Extract everything from the first line through the line with "0.0022, 0.0013, 0.0006, 0.0003, 0.0002, 0.0001, 0.0001]", both ends included, except for any pictures.

→ **INFORMATION SHOWN**

------------------------

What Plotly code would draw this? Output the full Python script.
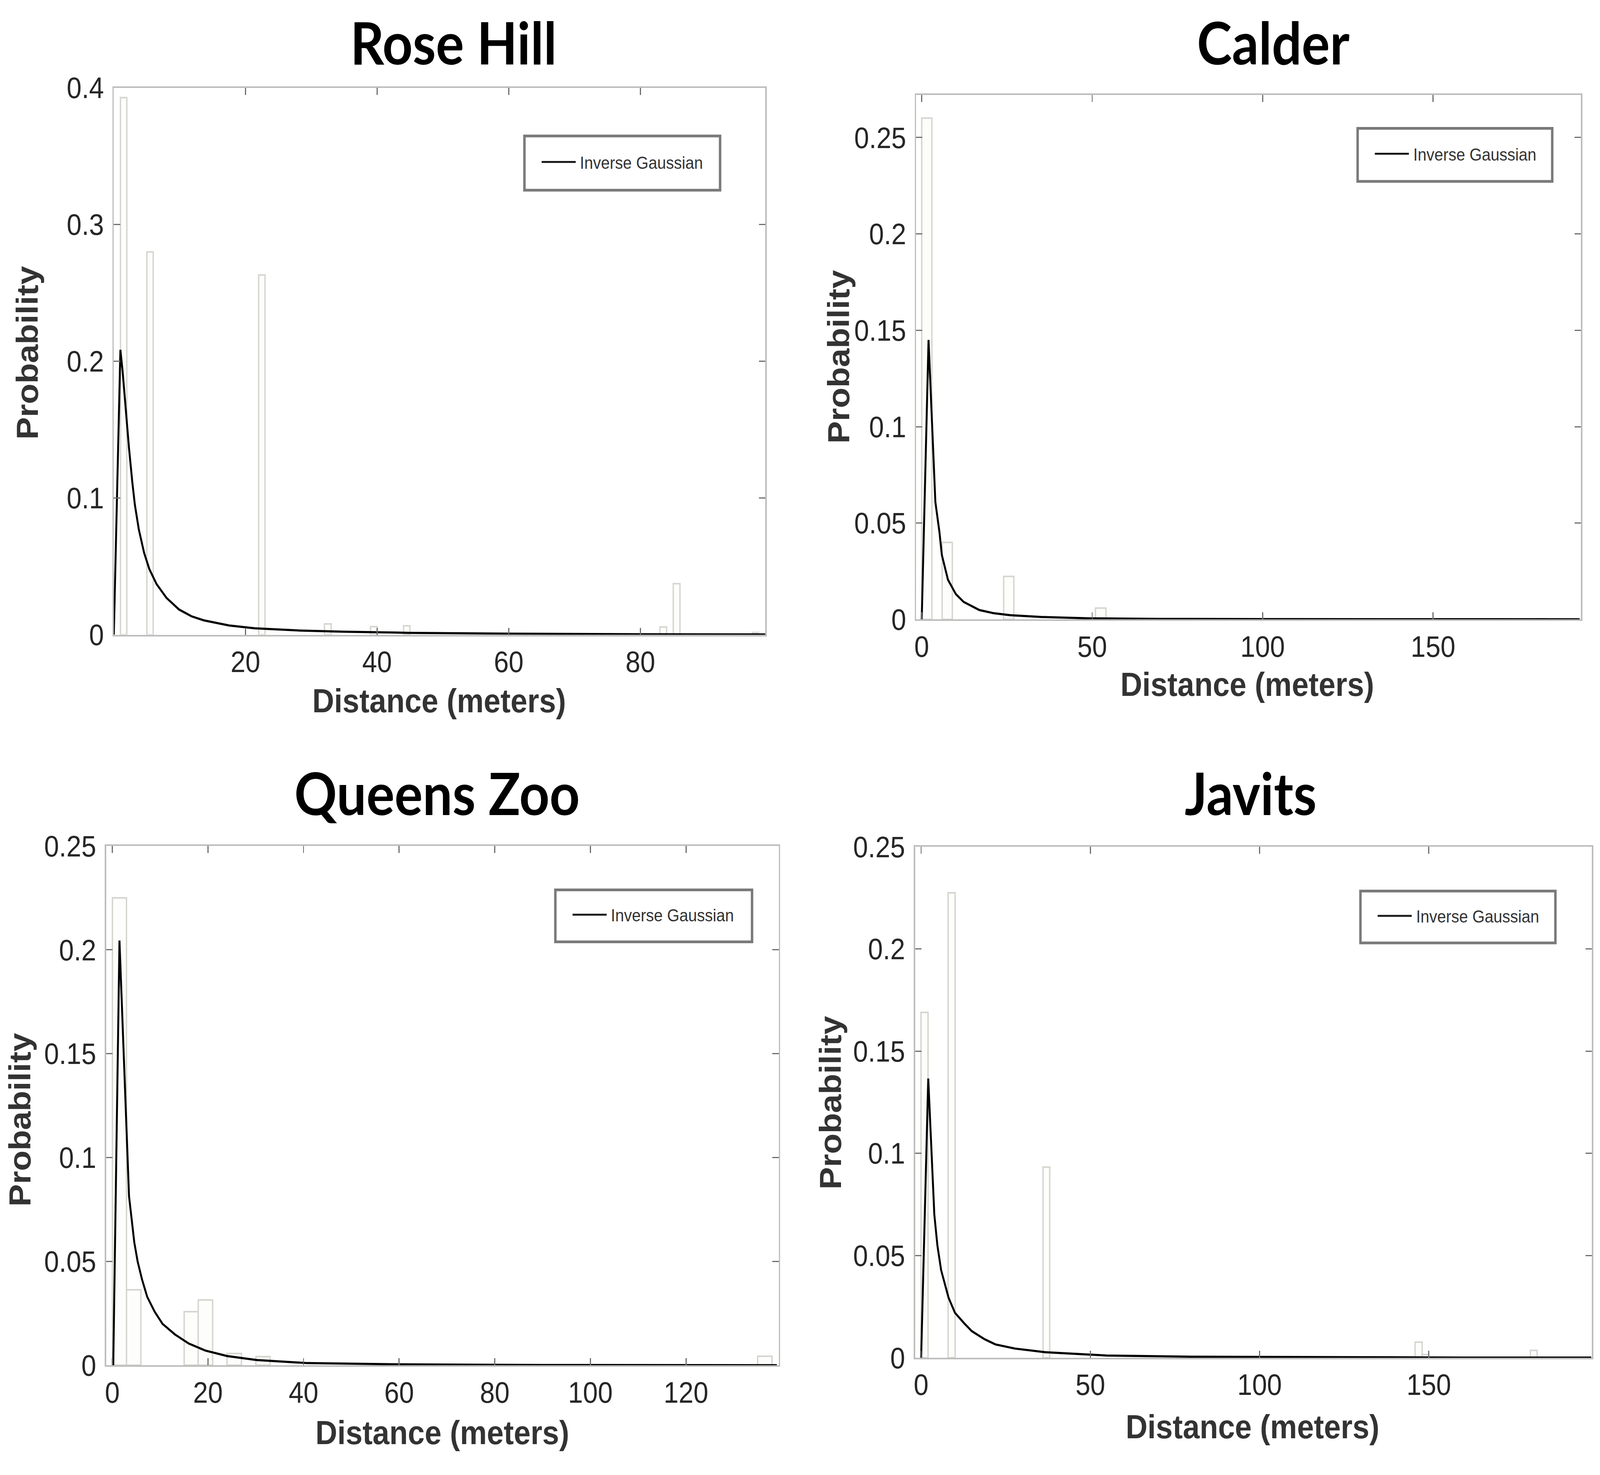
import plotly.graph_objs as go
from plotly.subplots import make_subplots

W, H = 4550, 3775

# ---- data ----
rose_bin_left = [1, 5, 22, 32, 39, 44, 83, 85, 97]
rose_bin_prob = [0.393, 0.280, 0.263, 0.0079, 0.0058, 0.0064, 0.0056, 0.0374, 0.0017]
rose_bin_width = 1
rose_fit_x = [0, 1.0, 1.33, 1.8, 2.3, 2.8, 3.2, 3.8, 4.6, 5.4, 6.5, 8, 9.9, 11.8, 13.7,
              17.5, 21.4, 28.2, 35, 45, 60, 80, 99]
rose_fit_y = [0, 0.2084, 0.193, 0.165, 0.137, 0.112, 0.095, 0.077, 0.060, 0.048, 0.037,
              0.027, 0.0185, 0.0135, 0.0105, 0.0068, 0.0047, 0.0031, 0.0022, 0.0014,
              0.0008, 0.0004, 0.0002]

calder_bin_left = [0, 6, 24, 51, 54, 180]
calder_bin_prob = [0.260, 0.040, 0.0223, 0.0059, 0.0007, 0.0005]
calder_bin_width = 3
calder_fit_x = [0, 2, 4, 5.2, 5.9, 7.7, 10, 12.3, 16.9, 21, 26, 35, 49, 70, 100, 150, 193]
calder_fit_y = [0, 0.145, 0.061, 0.0453, 0.0335, 0.0206, 0.0132, 0.0091, 0.0049, 0.0033,
                0.0022, 0.0013, 0.0006, 0.0003, 0.0002, 0.0001, 0.0001]

queens_bin_left = [0, 3, 15, 18, 24, 30, 135]
queens_bin_prob = [0.225, 0.0364, 0.0259, 0.0315, 0.0057, 0.0042, 0.0044]
queens_bin_width = 3
queens_fit_x = [0, 0.2, 1.5, 2.45, 3.5, 4.6, 5.3, 6.2, 7.3, 8.85, 10.5, 13.1, 16, 19.5,
                24, 30.2, 40.8, 60, 90, 139]
queens_fit_y = [0, 0, 0.2045, 0.148, 0.0814, 0.0592, 0.050, 0.0415, 0.033, 0.0259, 0.020,
                0.0149, 0.0105, 0.0071, 0.0045, 0.0026, 0.0011, 0.0005, 0.0002, 0.0001]

javits_bin_left = [0, 8, 36, 146, 148, 180]
javits_bin_prob = [0.169, 0.2274, 0.0933, 0.0077, 0.0015, 0.0037]
javits_bin_width = 2
javits_fit_x = [0, 2.1, 3.9, 4.8, 5.9, 8.1, 10, 12.7, 15, 18.7, 22, 27.7, 36.7, 54.8, 80,
                120, 160, 198]
javits_fit_y = [0, 0.1366, 0.070, 0.055, 0.0429, 0.0294, 0.022, 0.0169, 0.013, 0.0091,
                0.0065, 0.0045, 0.0027, 0.0011, 0.0005, 0.0002, 0.0001, 0.0001]

site_names = ["Rose Hill", "Calder", "Queens Zoo", "Javits"]
x_ticks = [[20, 40, 60, 80], [0, 50, 100, 150], [0, 20, 40, 60, 80, 100, 120], [0, 50, 100, 150]]
y_ticks = [[0, 0.1, 0.2, 0.3, 0.4],
           [0, 0.05, 0.1, 0.15, 0.2, 0.25],
           [0, 0.05, 0.1, 0.15, 0.2, 0.25],
           [0, 0.05, 0.1, 0.15, 0.2, 0.25]]
x_ranges = [[0, 99], [-1.65, 193.4], [-1.3, 139.4], [-1.8, 198.2]]
y_ranges = [[0, 0.4], [0, 0.272], [0, 0.25], [0, 0.25]]

panels = [
    (rose_bin_left, rose_bin_prob, rose_bin_width, rose_fit_x, rose_fit_y),
    (calder_bin_left, calder_bin_prob, calder_bin_width, calder_fit_x, calder_fit_y),
    (queens_bin_left, queens_bin_prob, queens_bin_width, queens_fit_x, queens_fit_y),
    (javits_bin_left, javits_bin_prob, javits_bin_width, javits_fit_x, javits_fit_y),
]

# ---- layout (pixel boxes in the 4550x3775 page) ----
plot_px = [(319, 2174, 187, 1619), (2603, 4496, 206, 1579),
           (297, 2212, 2172, 3532), (2600, 4527, 2174, 3512)]
title_px = [(1286, 67), (3620, 67), (1239, 2032), (3555, 2032)]
xlab_px = [(1245, 1791), (3546, 1748), (1254, 3707), (3561, 3692)]
ylab_px = [(73, 880), (2383, 891), (52, 2888), (2359, 2844)]
legend_px = [(1488, 2045, 313, 455), (3860, 4414, 293, 432),
             (1576, 2136, 2287, 2423), (3868, 4423, 2290, 2426)]


def px(x):
    return x / W


def py(y):
    return 1 - y / H


fig = make_subplots(rows=2, cols=2)

frame = "#bdbdbd"
tickc = "#6e6e6e"
txt = "#262626"

for i, (left, prob, bw, fx, fy) in enumerate(panels):
    r, c = i // 2 + 1, i % 2 + 1
    centers = [l + bw / 2 for l in left]
    fig.add_trace(go.Bar(x=centers, y=prob, width=bw,
                         marker=dict(color="#fdfdfb", line=dict(color="#d6d6d0", width=4)),
                         showlegend=False, hoverinfo="x+y"), row=r, col=c)
    fig.add_trace(go.Scatter(x=fx, y=fy, mode="lines", name="Inverse Gaussian",
                             line=dict(color="black", width=5.5), showlegend=False),
                  row=r, col=c)

    x0, x1, y0, y1 = plot_px[i]
    ax = dict(showline=True, mirror="ticks", linecolor=frame, linewidth=4,
              ticks="inside", ticklen=18, tickwidth=3, tickcolor=tickc,
              showgrid=False, zeroline=False,
              tickfont=dict(family="Liberation Sans, Arial", size=76, color=txt))
    fig.update_xaxes(ax, domain=[px(x0), px(x1)], range=x_ranges[i],
                     tickvals=x_ticks[i], ticktext=[str(v) for v in x_ticks[i]],
                     ticklabelstandoff=0, row=r, col=c)
    fig.update_yaxes(ax, domain=[py(y1), py(y0)], range=y_ranges[i],
                     tickvals=y_ticks[i], ticktext=[f"{v:g}" for v in y_ticks[i]],
                     ticklabelstandoff=9, row=r, col=c)

    tx, ty = title_px[i]
    fig.add_annotation(text=site_names[i], x=px(tx), y=py(ty), xref="paper", yref="paper",
                       showarrow=False, xanchor="center", yanchor="middle",
                       font=dict(family="Lato", size=150, color="black", weight="bold"))
    lx, ly = xlab_px[i]
    fig.add_annotation(text="Distance (meters)", x=px(lx), y=py(ly), xref="paper", yref="paper",
                       showarrow=False, xanchor="center", yanchor="middle",
                       font=dict(family="Liberation Sans, Arial", size=86, color="#333333",
                                 weight="bold"))
    vx, vy = ylab_px[i]
    fig.add_annotation(text="Probability", x=px(vx), y=py(vy), xref="paper", yref="paper",
                       showarrow=False, xanchor="center", yanchor="middle", textangle=-90,
                       font=dict(family="Liberation Sans, Arial", size=86, color="#333333",
                                 weight="bold"))

    # legend box drawn by hand so it matches the original proportions
    bx0, bx1, by0, by1 = legend_px[i]
    fig.add_shape(type="rect", xref="paper", yref="paper",
                  x0=px(bx0), x1=px(bx1), y0=py(by1), y1=py(by0),
                  line=dict(color="#7a7a7a", width=7), fillcolor="white")
    ymid = (by0 + by1) / 2 - 3
    fig.add_shape(type="line", xref="paper", yref="paper",
                  x0=px(bx0 + 49), x1=px(bx0 + 146), y0=py(ymid), y1=py(ymid),
                  line=dict(color="#1a1a1a", width=5))
    fig.add_annotation(text="Inverse Gaussian", x=px(bx0 + 156), y=py(ymid + 2),
                       xref="paper", yref="paper", showarrow=False,
                       xanchor="left", yanchor="middle",
                       font=dict(family="Liberation Sans, Arial", size=45, color="#333333"))

fig.update_layout(width=W, height=H, margin=dict(l=0, r=0, t=0, b=0),
                  paper_bgcolor="white", plot_bgcolor="white",
                  bargap=0, showlegend=False)

# the window comes out narrower than the figure (4096 wide); squeeze it horizontally to fit
fit_js = """
(function(){
  var gd = document.getElementById('{plot_id}');
  document.documentElement.style.margin = '0';
  document.body.style.margin = '0';
  document.body.style.overflow = 'hidden';
  var cw = document.documentElement.clientWidth || window.innerWidth;
  var sx = cw / 4550;
  if (sx < 1) { gd.style.transformOrigin = '0 0'; gd.style.transform = 'scale(' + sx + ',1)'; }
})();
"""

fig.write_html("out.html", post_script=fit_js, config={"displayModeBar": False})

------------------------

→ **WRITTEN RESPONSE**
What Plotly code would draw this? Output the full Python script.
import plotly.graph_objs as go
from plotly.subplots import make_subplots

W, H = 4550, 3775

# ---- data ----
rose_bin_left = [1, 5, 22, 32, 39, 44, 83, 85, 97]
rose_bin_prob = [0.393, 0.280, 0.263, 0.0079, 0.0058, 0.0064, 0.0056, 0.0374, 0.0017]
rose_bin_width = 1
rose_fit_x = [0, 1.0, 1.33, 1.8, 2.3, 2.8, 3.2, 3.8, 4.6, 5.4, 6.5, 8, 9.9, 11.8, 13.7,
              17.5, 21.4, 28.2, 35, 45, 60, 80, 99]
rose_fit_y = [0, 0.2084, 0.193, 0.165, 0.137, 0.112, 0.095, 0.077, 0.060, 0.048, 0.037,
              0.027, 0.0185, 0.0135, 0.0105, 0.0068, 0.0047, 0.0031, 0.0022, 0.0014,
              0.0008, 0.0004, 0.0002]

calder_bin_left = [0, 6, 24, 51, 54, 180]
calder_bin_prob = [0.260, 0.040, 0.0223, 0.0059, 0.0007, 0.0005]
calder_bin_width = 3
calder_fit_x = [0, 2, 4, 5.2, 5.9, 7.7, 10, 12.3, 16.9, 21, 26, 35, 49, 70, 100, 150, 193]
calder_fit_y = [0, 0.145, 0.061, 0.0453, 0.0335, 0.0206, 0.0132, 0.0091, 0.0049, 0.0033,
                0.0022, 0.0013, 0.0006, 0.0003, 0.0002, 0.0001, 0.0001]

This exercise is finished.